Friday, November 8, 2013

Antoinette in Eden

There are quite a few episodes in part one of Wide Sargasso Sea that seem to symbolize a kind of Eden that shelters Antoinette from the outside world. One is the out-of-the-way place that Antoinette plays in with Tia, and another is the garden at Coulibri. There is also the convent where she is given refuge after the family is driven out of Coulibri. All are isolated from society, and in these places race and class become less important issues, allowing people to focus on emotions.
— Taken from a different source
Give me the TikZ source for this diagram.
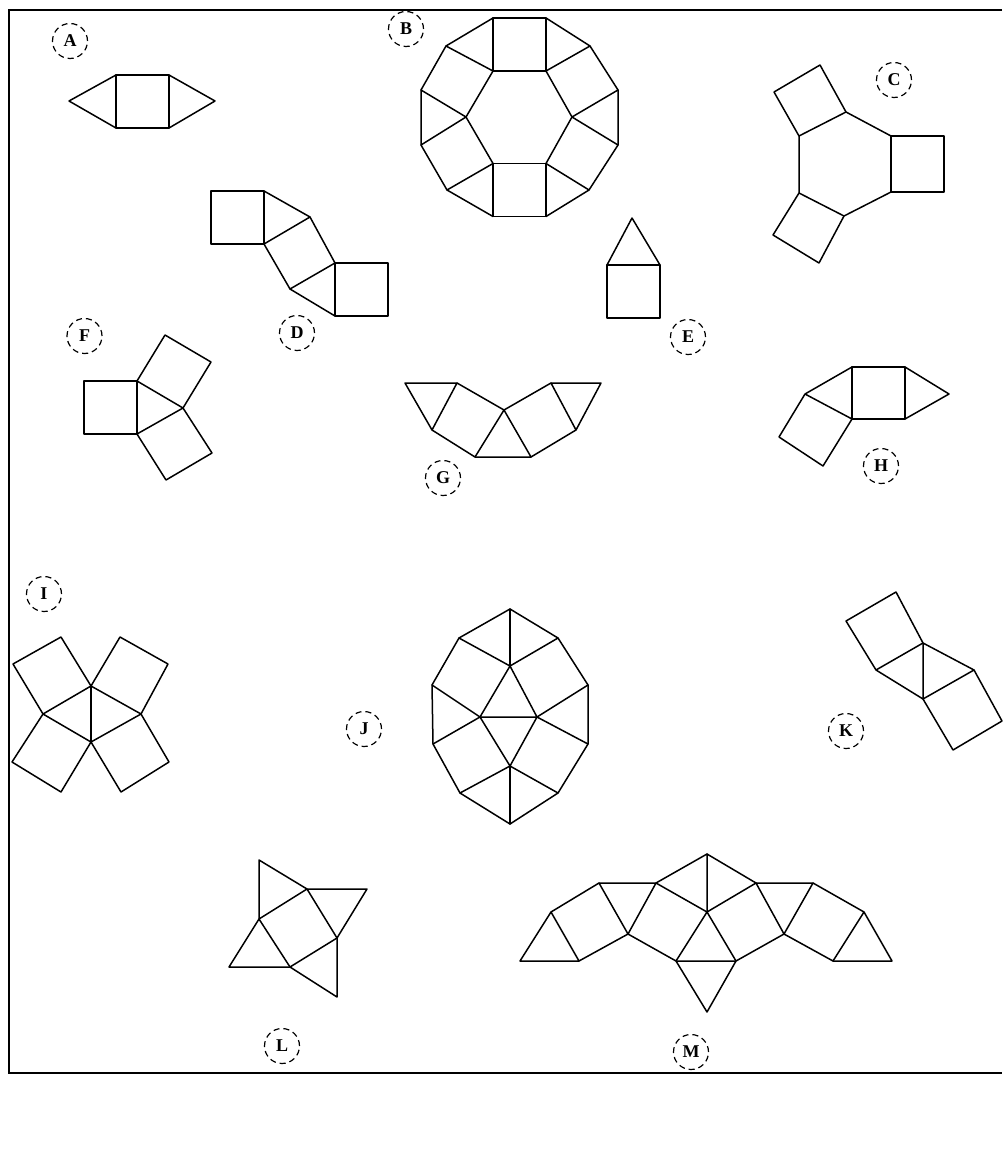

The description of Antoinette's and Tia's friendship seems to fit the idea of a safe haven, or a kind of Eden, very closely. The girls meet at a bathing pool--"deep and dark green under the trees, brown-green if it had rained, but a bright sparkling green in the sun. The water was so clear hat you could see the pebbles at the bottom of the shallow part. Blue and white and striped red" (21). This setting is very beautiful, even magical, much like the garden at Coulibri where Antoinette also goes to seek refuge, which has a wall "covered in green moss soft as velvet" and was "large and beautiful as that garden in the Bible" (a specific reference to the actual garden of Eden) (20; 17). By the pool, Antoinette and Tia cook bananas and Tia sleeps. Antoinette sits in quiet contemplation, much as she does when she escapes to the garden to be by herself. She says "when I was safely home I sat close to the old wall at the end of the garden...and I never wanted to move again. Everything would be worse if I moved. Christophine found me there when it was almost dark, and I was so stiff she had to help me to get up" (21). Obviously, both places are places where she can think and be comforted. 

Unlike in the garden, however, the pool is also a playful place where Antoinette sometimes engages in childish competition with Tia. They are sheltered from the constraints of their society--in fact, neither of them every goes to the other's house, but at the pool they are able to be playmates. However, playful as this was initially, it becomes less fun once Antoinette calls Tia a "cheating nigger", bringing race, and serious and adult concept, into the conversation. Once this has been brought into their safe space, their backgrounds and their families close in on them and the safety of the place is ruined. This is similar to the time when Tia throws the rock at Antoinette; when both girls literally have their families and the entire cultural clash between the two races behind them, they are not friends.

The convent is not an Eden in its natural beauty, but it provides the same sort of refuge from cultural constraints, and it is interesting that while in the convent, race is hardly mentioned. Antoinette says that the first nuns that she met at the convent were "coloured women", but after that it is not clear who is colored and who is not. Even though it seems like most of the girls at the convent are white Creole, they seem to respect the black nuns and there is no distinction between white nuns and black nuns. At the convent she is able to have fun, even though she says that it was a "place of sunshine and death" (51). She describes the convent as such: "Everything was brightness, or dark. The walls, the blazing colours of the flowers in the garden, the nuns' habits were bright, but their veils, the Crucifix hanging from their waists, the shadow of the trees, were black. Thatwas how it was, light and dark, sun and shadow, Heaven and Hell..." (52). Although this seems like it would not really make a good refuge, it is actually similar to the other two places. In the garden at Coulibri Antoinette often felt sad and it was overgrown and wild. At the pool, darkness sometimes broke in when the outer world invaded. And yet all three places were refuges, and Antoinette was always hesitant to leave them. In fact, leaving them often meant going into a more uncomfortable place, like when she must leave the pool to go home in Tia's dress and meet the visitors, or when she must leave the convent and is inexplicably sad.

Together, these places seem to show that getting away from society is the way that Antoinette copes with the world and its difficulties. It also sets up problems for the next section. What will happen to Antoinette when she leaves her last available place of refuge, the convent, and must go out into society to find husband and a place in the "aristocracy" of the island or of England? 

1 comment:

  1. You're tapping into precisely why, as a young, recently married adult, Antoinette seems to want nothing more than to be assured that she's "safe." For a time, Granbois seems to become "another Coulibri," and there are passages in Rochester's narrative where he frames it in quasi-Edenic terms. But Antoinette's reaction to his cruel infidelity with Amelie is heartbreaking, in light of your analysis here, when she tells him that it had been the only place where she could feel safe and happy, but he's now ruined it forever. There's a definite corruption-of-Eden motif running throughout this novel.